To help reduce the pressure on tertiary centres and increase access to eye care, the Fred Hollows Foundation (FHF) has been working since 2005 to implement a sustainable model of community eye care (CEC) based at two district hospitals: one in Que Son district (population >80,000) and one in Dai Loc district (population >145,000). This work is supported by Standard Chartered Bank’s ‘Seeing is Believing’ Initiative.
Previously, the eye departments at the two district hospitals mainly provided eye examinations, referrals, and some medical treatments. The CEC project has involved transforming the eye departments into vision centres with several functions:
- coordination of eye health promotion and community screening
- eye examinations and referral to tertiary centres if needed
- treatment of eye disease (including cataract surgery) at the district hospital
- refraction and dispensing of spectacles.
Reducing the cost of surgery
Strategic procurement procedures, including competitive tender processes, ensured that high quality consumables for surgery could be obtained at reasonable cost. Low-cost, high quality intraocular lenses (IOLs) were imported from FHF-established laboratories in the region, and used for all cataract operations. These IOLs cost only US $5.00, reducing the total cost of a cataract operation to just US $45.00 per eye.
Quality and efficiency
Local eye health personnel, including cataract surgeons, must undergo on-going training and skills development in order for the project to be sustainable. To achieve this, experienced surgeons were invited to lead a surgical training programme at the hospital, which proved to be very effective. This programme, together with other opportunities for continued professional development (e.g. workshops, refresher training, and mentoring with experienced surgeons), has allowed personnel to network and share knowledge and information. This has helped to improve the outcomes of cataract surgery and ensure that quality and efficiency remain high.
It is important to form close partnerships with suppliers and to train staff in the use and maintenance of instruments and equipment. For the hospital to run smoothly and offer high quality services, there has to be adequate supplies and wellmaintained equipment and instruments.
These initiatives form part of the preparations for handover of the project to local surgeons once FHF support comes to an end.
Sustainable income sources
Viet Nam has a government health insurance plan with a co-payment scheme which covers 70-80% of the costs of cataract operations and eye disease treatments.
According to a report by Quang Nam Social Insurances in 2009, 67% of the population had health insurance cards. Health insurance enables more patients to go to eye units for screening and treatment, and higher patient numbers boosts hospital income.

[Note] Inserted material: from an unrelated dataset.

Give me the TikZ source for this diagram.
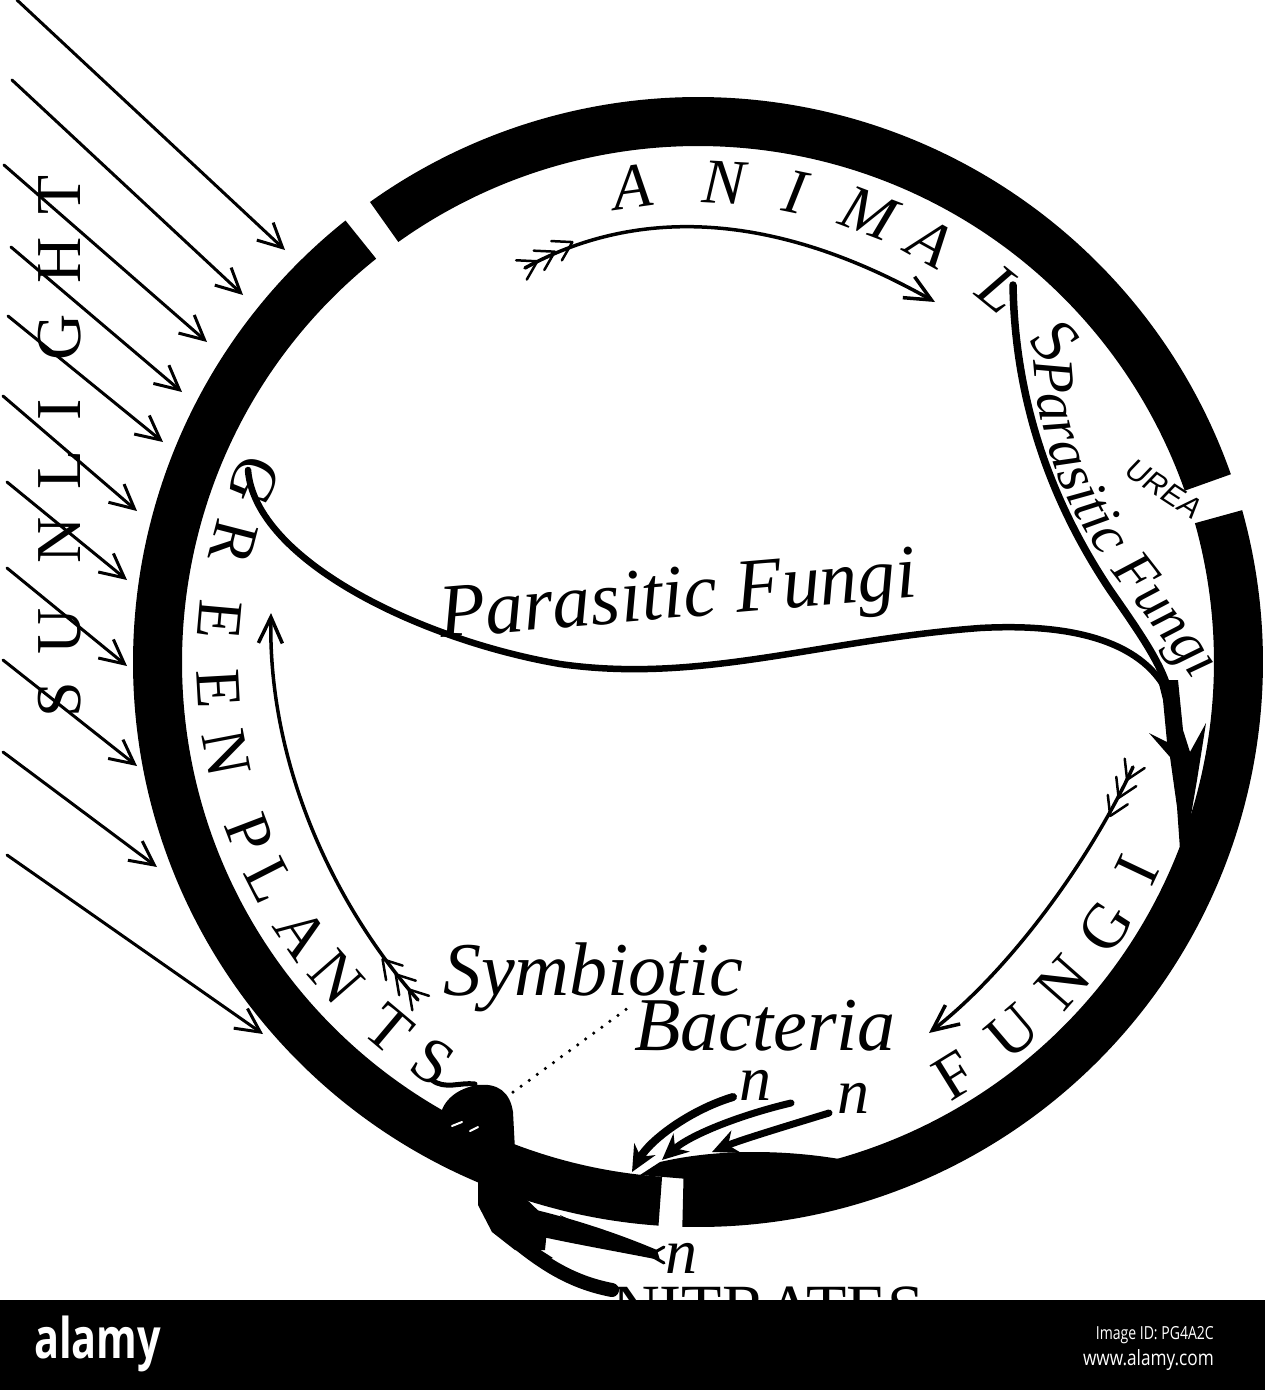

The CEC project also has encouraged local authorities to contribute matched funding for eye facility construction. In Dai Loc, the local government contributed 20% of the construction cost of the eye unit, while in Que Son the local government paid the full cost of construction (US $100,000).
Sales of spectacles are an additional source of income. The district hospitals provide high quality refraction services for post-operative patients at a cost of just US $6-10 per pair. This also helps to ensure that patients get the best visual outcomes.
With its strategy for sustainability, the CEC project in Que Son and Dai Loc has developed high quality, affordable services and helps to narrow the gap between eye care services and patients.